Dollar$ & Sense Discussed
With pronounced volatility ruling the markets over the past week and a half, ordinary people as well as investors have become a bit jumpy with regard to their assets. In response to financial angst felt around Santa Barbara’s relatively wealthy community, Montecito Bank & Trust offered a seminar on banks, and what, if anything, there is to worry about. In point of fact, the seminar-with Bill Watkins of UCSB’s Economic Forecast Project as its featured speaker-was planned in advance, but as Watkins observed, it was timely. “The crystal ball is really cloudy right now. This is outside what we’ve ever experienced before,” he said, noting that financial markets have been a mess for about a year now.

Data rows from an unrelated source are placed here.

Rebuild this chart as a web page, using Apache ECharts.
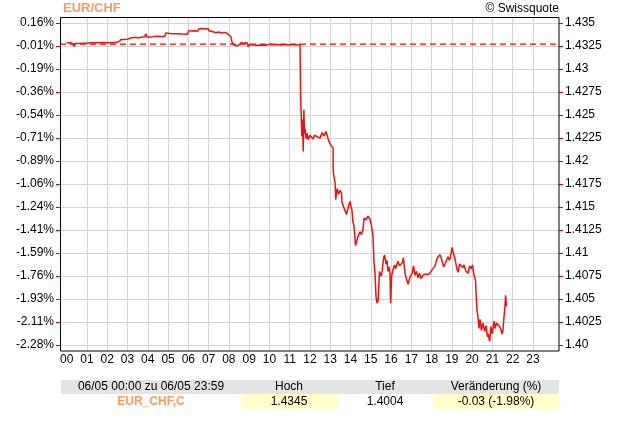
<!DOCTYPE html>
<html>
<head>
<meta charset="utf-8">
<script src="https://cdn.jsdelivr.net/npm/echarts@6/dist/echarts.min.js"></script>
<style>
html,body{margin:0;padding:0;background:#fff;}
#c{width:620px;height:440px;}
</style>
</head>
<body>
<div id="c"></div>
<script>
const hourLabels = ['00','01','02','03','04','05','06','07','08','09','10','11','12','13','14','15','16','17','18','19','20','21','22','23'];
const pctLabels = ['-2.28%','-2.11%','-1.93%','-1.76%','-1.59%','-1.41%','-1.24%','-1.06%','-0.89%','-0.71%','-0.54%','-0.36%','-0.19%','-0.01%','0.16%'];
const priceLabels = ['1.40','1.4025','1.405','1.4075','1.41','1.4125','1.415','1.4175','1.42','1.4225','1.425','1.4275','1.43','1.4325','1.435'];
const refPrice = [1.4327];
const tableHeader = ['06/05 00:00 zu 06/05 23:59','Hoch','Tief','Veränderung (%)'];
const tableRow = ['EUR_CHF,C','1.4345','1.4004','-0.03 (-1.98%)'];

const times = [
0.00,0.10,0.20,0.30,0.36,0.42,0.55,0.80,1.00,1.20,1.50,1.80,2.10,2.35,2.40,2.45,2.50,2.62,2.66,2.80,2.96,3.02,3.20,3.40,3.55,3.70,3.85,3.90,3.95,4.10,4.30,4.50,4.70,4.85,4.88,5.10,5.30,5.50,5.70,5.95,6.03,6.15,6.30,6.45,6.53,6.70,6.85,6.97,7.02,7.10,7.22,7.35,7.50,7.65,7.80,7.90,8.00,8.10,8.15,8.20,8.30,8.40,8.50,8.60,8.75,8.90,8.95,9.00,9.20,9.40,9.60,9.80,10.00,10.20,10.40,10.60,10.80,11.00,11.20,11.40,11.51,
11.54,11.57,11.60,11.63,11.67,11.70,11.73,11.76,11.81,11.86,11.92,12.00,12.08,12.15,12.22,12.30,12.40,12.50,12.60,12.69,12.79,12.86,12.94,13.04,13.14,
13.15,13.24,13.27,13.34,13.41,13.48,13.56,13.58,13.66,13.73,13.80,13.85,13.93,13.98,14.03,14.07,14.12,14.17,14.25,14.30,14.37,14.47,14.54,14.62,14.67,14.77,14.86,14.96,15.04,15.11,15.16,15.21,15.26,15.31,15.33,15.36,15.43,15.51,15.56,15.63,15.68,15.75,15.80,15.85,15.90,15.95,15.98,16.03,16.10,16.17,16.22,16.28,16.34,16.42,16.49,16.57,16.61,16.69,16.76,16.84,16.89,16.94,17.04,17.11,17.18,17.26,17.33,17.40,17.48,17.58,17.68,17.77,17.87,17.97,18.07,18.17,18.24,18.32,18.42,18.47,18.54,18.59,18.66,18.74,18.81,18.89,18.96,19.01,19.06,19.13,19.21,19.26,19.31,19.38,19.45,19.53,19.60,19.70,19.80,19.87,19.95,20.02,20.09,20.17,20.19,20.24,20.29,20.34,20.39,20.46,20.54,20.61,20.69,20.75,20.80,20.86,20.88,20.93,21.00,21.08,21.13,21.20,21.27,21.35,21.42,21.47,21.52,21.57,21.62,21.65,21.70,21.72
];
const prices = [
1.43289,1.43282,1.43285,1.43275,1.43246,1.43278,1.43278,1.43280,1.43280,1.43286,1.43284,1.43287,1.43285,1.43287,1.43300,1.43290,1.43302,1.43300,1.43322,1.43320,1.43322,1.43335,1.43340,1.43345,1.43338,1.43348,1.43350,1.43384,1.43350,1.43345,1.43352,1.43355,1.43350,1.43358,1.43391,1.43385,1.43383,1.43384,1.43380,1.43378,1.43420,1.43412,1.43415,1.43410,1.43438,1.43441,1.43436,1.43440,1.43416,1.43400,1.43405,1.43395,1.43402,1.43392,1.43398,1.43390,1.43370,1.43355,1.43300,1.43270,1.43258,1.43250,1.43262,1.43285,1.43280,1.43286,1.43240,1.43265,1.43262,1.43258,1.43262,1.43258,1.43268,1.43262,1.43266,1.43260,1.43265,1.43262,1.43266,1.43262,1.43268,
1.42702,1.42503,1.42267,1.42450,1.42104,1.42558,1.42300,1.42350,1.42240,1.42300,1.42232,1.42280,1.42300,1.42240,1.42280,1.42290,1.42260,1.42250,1.42310,1.42270,1.42320,1.42300,1.42210,1.42170,1.42140,
1.41873,1.41764,1.41579,1.41700,1.41640,1.41680,1.41650,1.41550,1.41500,1.41520,1.41420,1.41400,1.41530,1.41560,1.41500,1.41470,1.41340,1.41300,1.41080,1.41100,1.41180,1.41230,1.41200,1.41260,1.41380,1.41360,1.41400,1.41370,1.41290,1.41180,1.40900,1.40780,1.40520,1.40455,1.40500,1.40470,1.40800,1.40750,1.40800,1.40940,1.40980,1.40880,1.40920,1.40800,1.40850,1.40780,1.40456,1.40750,1.40820,1.40870,1.40830,1.40850,1.40910,1.40860,1.40870,1.40900,1.40950,1.40780,1.40720,1.40660,1.40700,1.40740,1.40780,1.40860,1.40760,1.40800,1.40730,1.40780,1.40720,1.40760,1.40770,1.40785,1.40770,1.40800,1.40830,1.40860,1.40920,1.40960,1.40980,1.40950,1.40930,1.40850,1.40880,1.40900,1.40960,1.40920,1.40990,1.41060,1.41010,1.40960,1.40940,1.40820,1.40790,1.40880,1.40890,1.40840,1.40870,1.40800,1.40780,1.40860,1.40830,1.40870,1.40760,1.40700,1.40580,1.40380,1.40300,1.40180,1.40280,1.40160,1.40240,1.40150,1.40210,1.40090,1.40120,1.40040,1.40070,1.40200,1.40120,1.40260,1.40180,1.40240,1.40250,1.40200,1.40170,1.40120,1.40160,1.40300,1.40420,1.40540,1.40420,1.40420
];

const chart = echarts.init(document.getElementById('c'), null, {renderer:'canvas'});
const FONT = 'Liberation Sans, Arial, sans-serif';
const series = times.map((t,i)=>[t, prices[i]]);
const refSeries = [[0, refPrice[0]], [1, refPrice[0]]];
const colX = [61, 241, 337, 433, 559];

const graphics = [
  {type:'text', left:63, top:2, style:{text:'EUR/CHF', font:'bold 13px '+FONT, fill:'#f79a66'}},
  {type:'text', right:61, top:3, style:{text:'© Swissquote', font:'12px '+FONT, fill:'#000'}},
  {type:'rect', shape:{x:60.5, y:17.5, width:498.5, height:333.5}, style:{fill:'none', stroke:'#000', lineWidth:1}, z:100},
  {type:'rect', shape:{x:colX[0], y:380, width:colX[4]-colX[0], height:14}, style:{fill:'#e4e4e4'}},
  {type:'rect', shape:{x:colX[1], y:394, width:colX[2]-colX[1], height:15}, style:{fill:'#ffffcc'}},
  {type:'rect', shape:{x:colX[3], y:394, width:colX[4]-colX[3], height:15}, style:{fill:'#ffffcc'}}
];
tableHeader.forEach((s,i)=>{
  graphics.push({type:'text', x:(colX[i]+colX[i+1])/2, y:387, style:{text:s, font:'12px '+FONT, fill:'#000', align:'center', verticalAlign:'middle'}});
});
tableRow.forEach((s,i)=>{
  graphics.push({type:'text', x:(colX[i]+colX[i+1])/2, y:401.5, style:{text:s, font:(i===0?'bold ':'')+'12px '+FONT, fill:(i===0?'#f79a66':'#000'), align:'center', verticalAlign:'middle'}});
});

const option = {
  animation:false,
  backgroundColor:'#fff',
  textStyle:{fontFamily:FONT},
  grid:[
    {left:60, right:61, top:23, bottom:95, show:false},
    {left:66.7, right:66.8, top:17, bottom:89, show:false},
    {left:66.7, right:66.8, top:23, bottom:95, show:false}
  ],
  xAxis:[
    {type:'value', gridIndex:0, min:0, max:1, show:false},
    {type:'value', gridIndex:1, min:0, max:24, interval:1,
      axisLine:{show:false}, axisTick:{show:false},
      splitLine:{show:true, showMinLine:false, showMaxLine:false, lineStyle:{color:'#d4d4d4', width:1}},
      axisLabel:{margin:3, fontSize:12, color:'#000', fontFamily:FONT,
        formatter:(v)=>hourLabels[Math.round(v)] || ''}},
    {type:'value', gridIndex:2, min:0, max:24, show:false}
  ],
  yAxis:[
    {type:'value', gridIndex:0, position:'left', min:1.40, max:1.435, interval:0.0025,
      axisLine:{show:false}, axisTick:{show:true, length:4, lineStyle:{color:'#dd0000'}},
      splitLine:{show:true, lineStyle:{color:'#d4d4d4', width:1}},
      axisLabel:{margin:6, fontSize:12, color:'#000', fontFamily:FONT,
        formatter:(v)=>pctLabels[Math.round((v-1.40)/0.0025)] || ''}},
    {type:'value', gridIndex:0, position:'right', min:1.40, max:1.435, interval:0.0025,
      axisLine:{show:false}, axisTick:{show:true, length:4, lineStyle:{color:'#dd0000'}},
      splitLine:{show:false},
      axisLabel:{margin:6, fontSize:12, color:'#000', fontFamily:FONT,
        formatter:(v)=>priceLabels[Math.round((v-1.40)/0.0025)] || ''}},
    {type:'value', gridIndex:1, min:0, max:1, show:false},
    {type:'value', gridIndex:2, min:1.40, max:1.435, show:false}
  ],
  series:[
    {type:'line', xAxisIndex:0, yAxisIndex:0, data:refSeries, showSymbol:false, symbol:'none', silent:true,
      lineStyle:{color:'#ff0000', type:[6,4], width:1.3}, z:4},
    {type:'line', xAxisIndex:2, yAxisIndex:3, data:series, showSymbol:false, symbol:'none', silent:true,
      lineStyle:{color:'#ee1111', width:1.5}, z:5}
  ],
  graphic:graphics
};
chart.setOption(option);
</script>
</body>
</html>
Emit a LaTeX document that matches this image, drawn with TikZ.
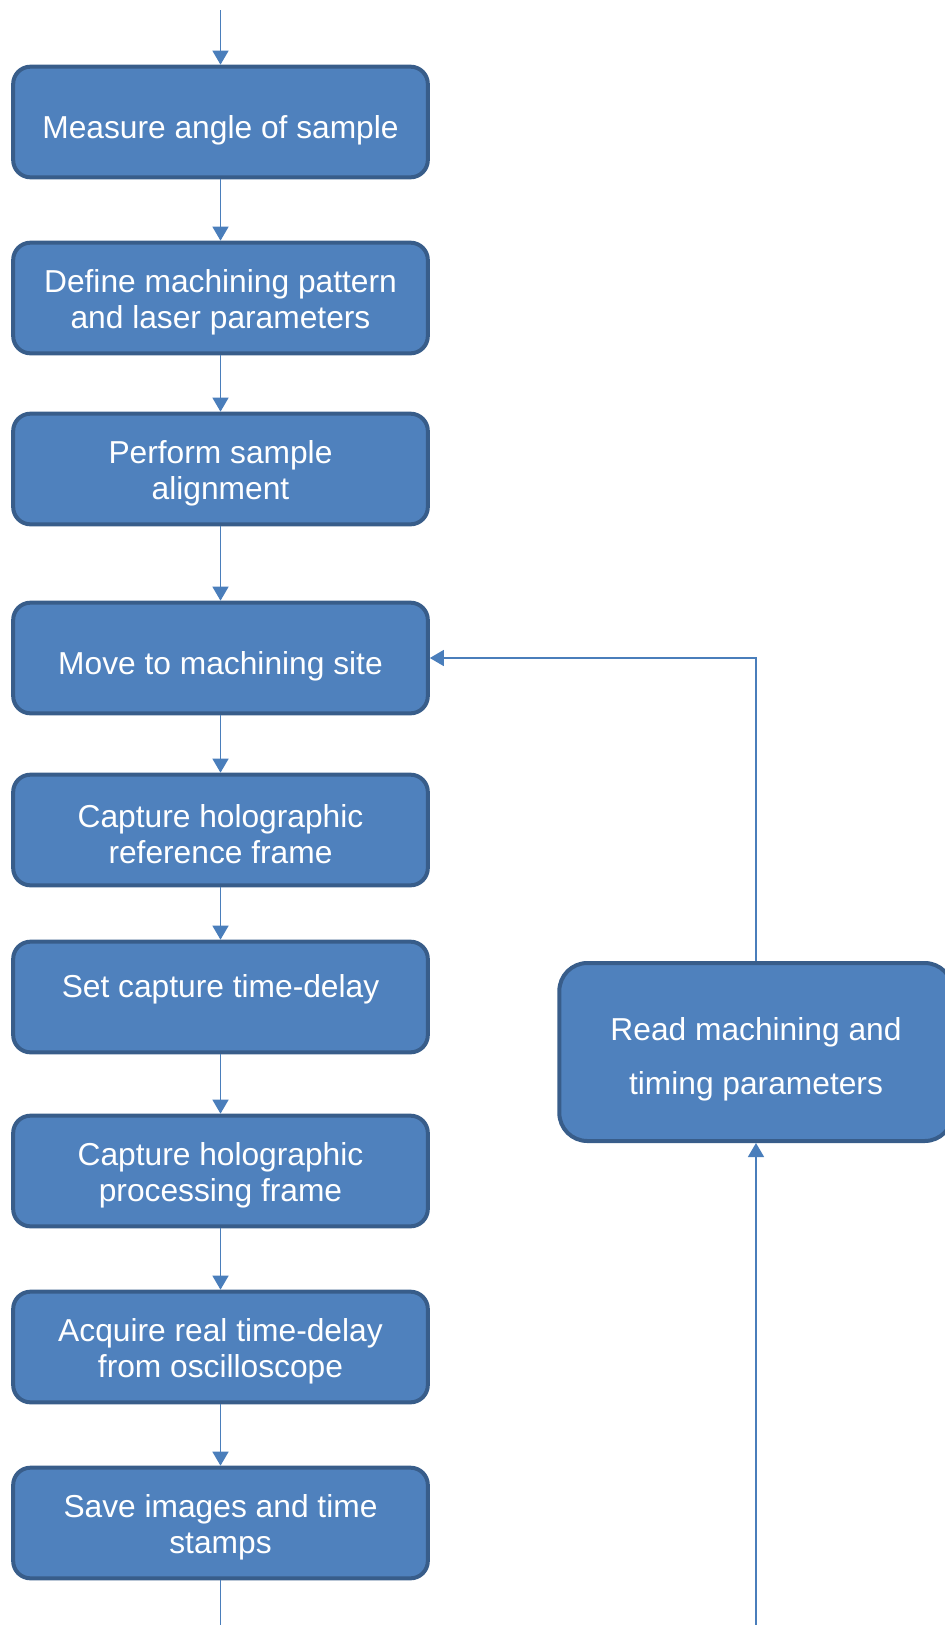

Watkins said that because the South Coast’s economic growth has not been given to rampant expansion at a time when other economies were, it has been able to progress slowly through tough financial times, although he intoned that credit availability will be a problem for businesses and individuals in the future. “Most of the institutions in trouble are unregulated-outside the traditional banking structure,” he said. Those institutions most affected by the current financial turmoil are subject to the controversial legislation-the Troubled Asset Relief Program (TARP)-proposed to Congress this week by Treasury Secretary Henry Paulson and Federal Reserve Chairman Ben Bernanke. TARP hopes to use $700 billion of federal funds to bail out failing financial institutions. “I don’t yet have enough information about [TARP], and defer to Bernanke’s judgment. In the long term, though, it creates a moral hazard problem and encourages irresponsible spending,” said Watkins.